PROVIDED MATERIAL:

☆ ☆ ☆ ☆

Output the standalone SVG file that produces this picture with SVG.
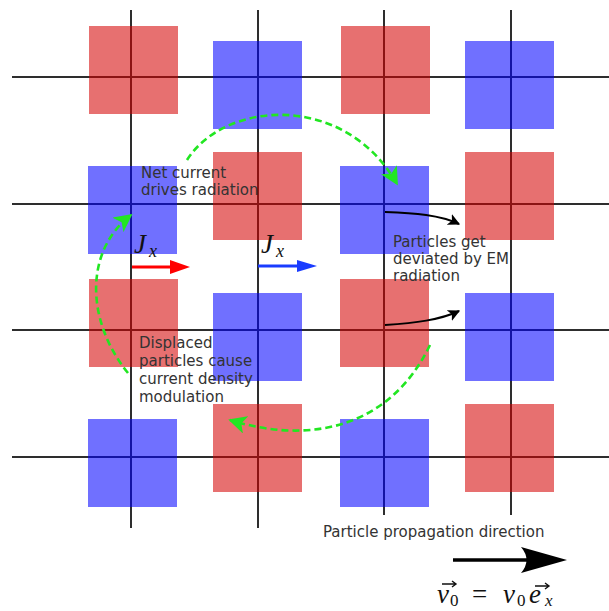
<svg xmlns="http://www.w3.org/2000/svg" width="609" height="611" viewBox="0 0 609 611">
<style>
.grid{stroke:#000;stroke-opacity:.82;stroke-width:2;fill:none}
.r{fill:#d40000;fill-opacity:.56}
.b{fill:#0000ff;fill-opacity:.56}
.lbl{font-family:"DejaVu Sans",sans-serif;font-size:15px;fill:#333}
.m{font-family:"Liberation Serif",serif;font-style:italic;fill:#111}
.mr{font-family:"Liberation Serif",serif;fill:#111}
.g{fill:none;stroke:#22e622;stroke-width:2.6;stroke-dasharray:7 4}
</style>
<defs>
<marker id="ga" viewBox="0 0 10 10" refX="9" refY="5" markerWidth="7" markerHeight="7" orient="auto" markerUnits="strokeWidth">
<path d="M0,0 L10,5 L0,10 L2.5,5 Z" fill="#22e622"/>
</marker>
<marker id="ka" viewBox="0 0 10 10" refX="9" refY="5" markerWidth="6" markerHeight="6" orient="auto" markerUnits="strokeWidth">
<path d="M0,0 L10,5 L0,10 L2.5,5 Z" fill="#000"/>
</marker>
</defs>
<g id="grid">
<path class="grid" d="M131,10V528M258,10V528M384,10V515M511,10V515M12,77H609M12,204H609M12,330H609M12,457H609"/>
</g>
<g id="charges">
<rect class="r" x="89" y="26" width="89" height="88"/>
<rect class="b" x="213" y="41" width="89" height="88"/>
<rect class="r" x="341" y="26" width="89" height="88"/>
<rect class="b" x="465" y="41" width="89" height="88"/>
<rect class="b" x="88" y="166" width="89" height="88"/>
<rect class="r" x="213" y="152" width="89" height="88"/>
<rect class="b" x="340" y="166" width="89" height="88"/>
<rect class="r" x="465" y="152" width="89" height="88"/>
<rect class="r" x="89" y="279" width="89" height="88"/>
<rect class="b" x="213" y="293" width="89" height="88"/>
<rect class="r" x="340" y="279" width="89" height="88"/>
<rect class="b" x="465" y="293" width="89" height="88"/>
<rect class="b" x="88" y="419" width="89" height="88"/>
<rect class="r" x="213" y="404" width="89" height="88"/>
<rect class="b" x="340" y="419" width="89" height="88"/>
<rect class="r" x="465" y="404" width="89" height="88"/>
</g>
<g id="connectors">
<path class="g" d="M187,160 C225,100 345,92 397,184" marker-end="url(#ga)"/>
<path class="g" d="M128,373 C85,320 85,250 131,215" marker-end="url(#ga)"/>
<path class="g" d="M430,345 C390,428 310,445 230,420" marker-end="url(#ga)"/>
<path d="M385,212 C415,213 440,215 459,224" fill="none" stroke="#000" stroke-width="2" marker-end="url(#ka)"/>
<path d="M385,325 C415,323 440,320 459,311" fill="none" stroke="#000" stroke-width="2" marker-end="url(#ka)"/>
<path d="M132,267H174" stroke="#ff0000" stroke-width="3"/>
<path d="M170,260 L190,267 L170,274 Z" fill="#ff0000"/>
<path d="M258,266H300" stroke="#1a3cff" stroke-width="3"/>
<path d="M297,260 L317,266 L297,272 Z" fill="#1a3cff"/>
<path d="M453,560H530" stroke="#000" stroke-width="3.5"/>
<path d="M567,560 L521,547 Q532,560 521,573 Z" fill="#000"/>
</g>
<g id="label-net">
<text class="lbl" x="141" y="178">Net current</text>
<text class="lbl" x="141" y="195">drives radiation</text>
</g>
<g id="label-deviated">
<text class="lbl" x="393" y="247">Particles get</text>
<text class="lbl" x="393" y="264">deviated by EM</text>
<text class="lbl" x="393" y="281">radiation</text>
</g>
<g id="label-displaced">
<text class="lbl" x="139" y="348">Displaced</text>
<text class="lbl" x="139" y="366">particles cause</text>
<text class="lbl" x="139" y="384">current density</text>
<text class="lbl" x="139" y="402">modulation</text>
</g>
<g id="label-jx1">
<text class="m" x="134" y="253" font-size="27">J</text>
<text class="m" x="149" y="257" font-size="18">x</text>
</g>
<g id="label-jx2">
<text class="m" x="261" y="253" font-size="27">J</text>
<text class="m" x="276" y="257" font-size="18">x</text>
</g>
<g id="label-direction">
<text class="lbl" x="323" y="537">Particle propagation direction</text>
</g>
<g id="label-formula">
<text class="m" x="437" y="603" font-size="27">v</text>
<path d="M442,584H455M452,581L456,584L452,587" fill="none" stroke="#111" stroke-width="1.4"/>
<text class="mr" x="450" y="606" font-size="17">0</text>
<text class="mr" x="472" y="603" font-size="27">=</text>
<text class="m" x="503" y="603" font-size="27">v</text>
<text class="mr" x="517" y="606" font-size="17">0</text>
<text class="m" x="529" y="603" font-size="27">e</text>
<path d="M535,586H548M545,583L549,586L545,589" fill="none" stroke="#111" stroke-width="1.4"/>
<text class="m" x="545" y="606" font-size="17">x</text>
</g>
</svg>
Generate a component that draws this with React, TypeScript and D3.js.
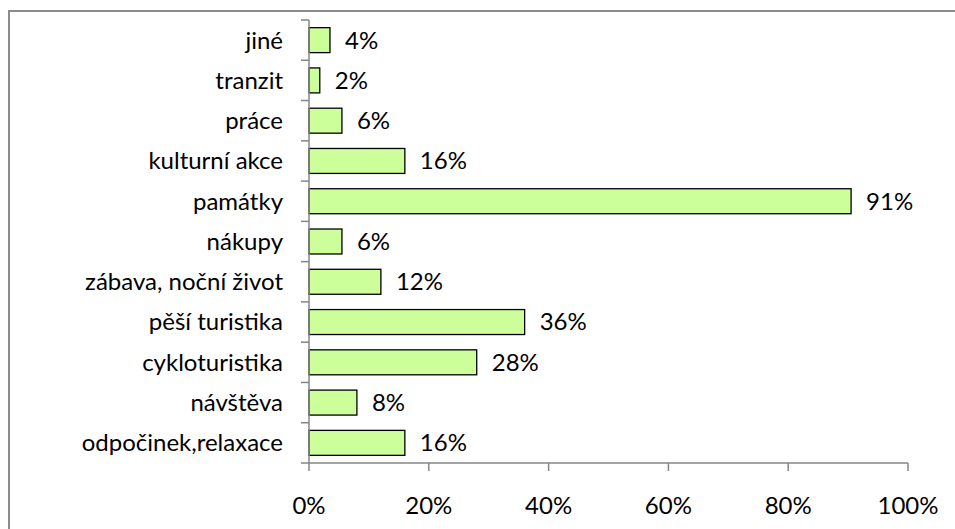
import * as d3 from 'd3';

const categories = [
  'jiné',
  'tranzit',
  'práce',
  'kulturní akce',
  'památky',
  'nákupy',
  'zábava, noční život',
  'pěší turistika',
  'cykloturistika',
  'návštěva',
  'odpočinek,relaxace',
];
// share of respondents, %
const values = [3.5, 1.8, 5.5, 16, 90.5, 5.5, 12, 36, 28, 8, 16];
const xTicks = [0, 20, 40, 60, 80, 100];

export default function App() {
  const W = 955;
  const H = 529;
  // plot area
  const left = 309;
  const right = 908;
  const top = 20;
  const bottom = 463;

  const x = d3.scaleLinear().domain([0, 100]).range([left, right]);
  const y = d3
    .scaleBand<string>()
    .domain(categories)
    .range([top, bottom])
    .paddingInner(0.38)
    .paddingOuter(0.19);
  const step = (bottom - top) / categories.length;

  const font = 'Lato, "Open Sans", sans-serif';
  const fs = 24;
  const axisCol = '#868686';

  return (
    <svg
      width={W}
      height={H}
      style={{ position: 'absolute', left: 0, top: 0, background: '#fff' }}
    >
      {/* chart frame, runs past the right and bottom edges */}
      <rect x={9} y={11} width={W + 20} height={H + 20} fill="none" stroke="#8c8c8c" strokeWidth={2} />

      {/* bars */}
      {categories.map((c, i) => (
        <rect
          key={c}
          x={x(0)}
          y={y(c)}
          width={x(values[i]) - x(0)}
          height={y.bandwidth()}
          fill="#ccff99"
          stroke="#000"
          strokeWidth={1.3}
        />
      ))}

      {/* y axis */}
      <line x1={left} x2={left} y1={top} y2={bottom} stroke={axisCol} strokeWidth={1.5} />
      {d3.range(categories.length + 1).map((i) => (
        <line
          key={i}
          x1={left - 8}
          x2={left}
          y1={top + i * step}
          y2={top + i * step}
          stroke={axisCol}
          strokeWidth={1.5}
        />
      ))}
      {categories.map((c) => (
        <text
          key={c}
          x={left - 26}
          y={(y(c) ?? 0) + y.bandwidth() / 2}
          dy="0.35em"
          textAnchor="end"
          fontFamily={font}
          fontSize={fs}
          fill="#000"
        >
          {c}
        </text>
      ))}

      {/* x axis */}
      <line x1={left} x2={right} y1={bottom} y2={bottom} stroke={axisCol} strokeWidth={1.5} />
      {xTicks.map((t) => (
        <g key={t}>
          <line x1={x(t)} x2={x(t)} y1={bottom} y2={bottom + 8} stroke={axisCol} strokeWidth={1.5} />
          <text
            x={x(t)}
            y={505.5}
            dy="0.35em"
            textAnchor="middle"
            fontFamily={font}
            fontSize={fs}
            fill="#000"
          >
            {t}%
          </text>
        </g>
      ))}

      {/* value labels */}
      {categories.map((c, i) => (
        <text
          key={c}
          x={x(values[i]) + 15}
          y={(y(c) ?? 0) + y.bandwidth() / 2}
          dy="0.35em"
          fontFamily={font}
          fontSize={fs}
          fill="#000"
        >
          {Math.round(values[i])}%
        </text>
      ))}
    </svg>
  );
}
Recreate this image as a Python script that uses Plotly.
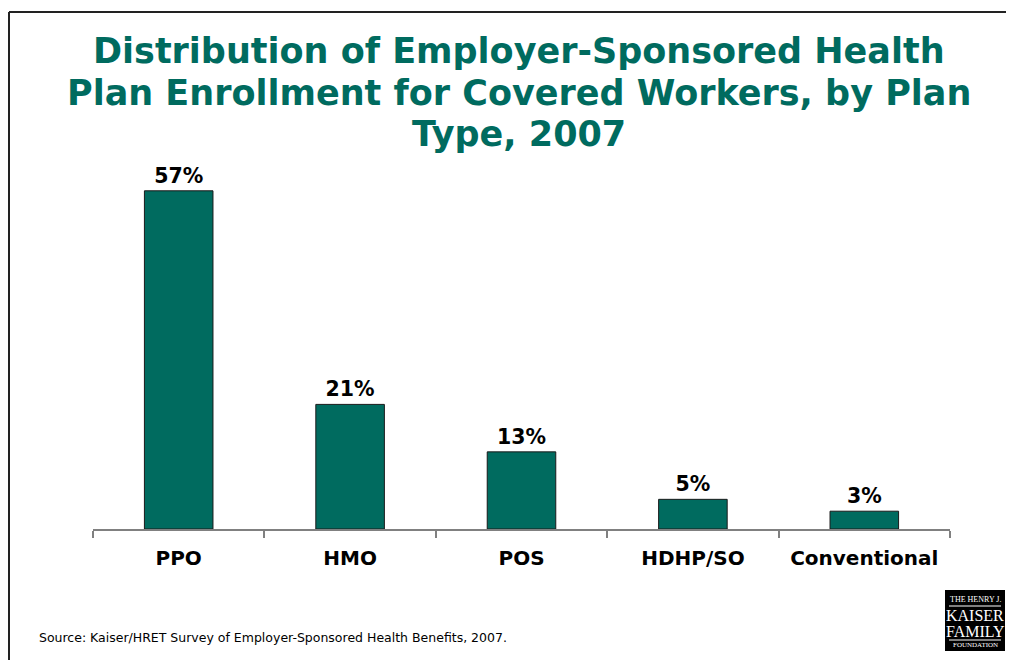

☆ ☆ ☆ ☆

REQUIREMENT: Reproduce the entries exactly, from the line with "Generate a component" to the line with "const xTicks = [0, 20, 40, 60, 80, 100];", both lines included, keeping no pictures.

THE RESULT:
Generate a component that draws this with React, TypeScript and D3.js.
import * as d3 from 'd3';

const categories = [
  'jiné',
  'tranzit',
  'práce',
  'kulturní akce',
  'památky',
  'nákupy',
  'zábava, noční život',
  'pěší turistika',
  'cykloturistika',
  'návštěva',
  'odpočinek,relaxace',
];
// share of respondents, %
const values = [3.5, 1.8, 5.5, 16, 90.5, 5.5, 12, 36, 28, 8, 16];
const xTicks = [0, 20, 40, 60, 80, 100];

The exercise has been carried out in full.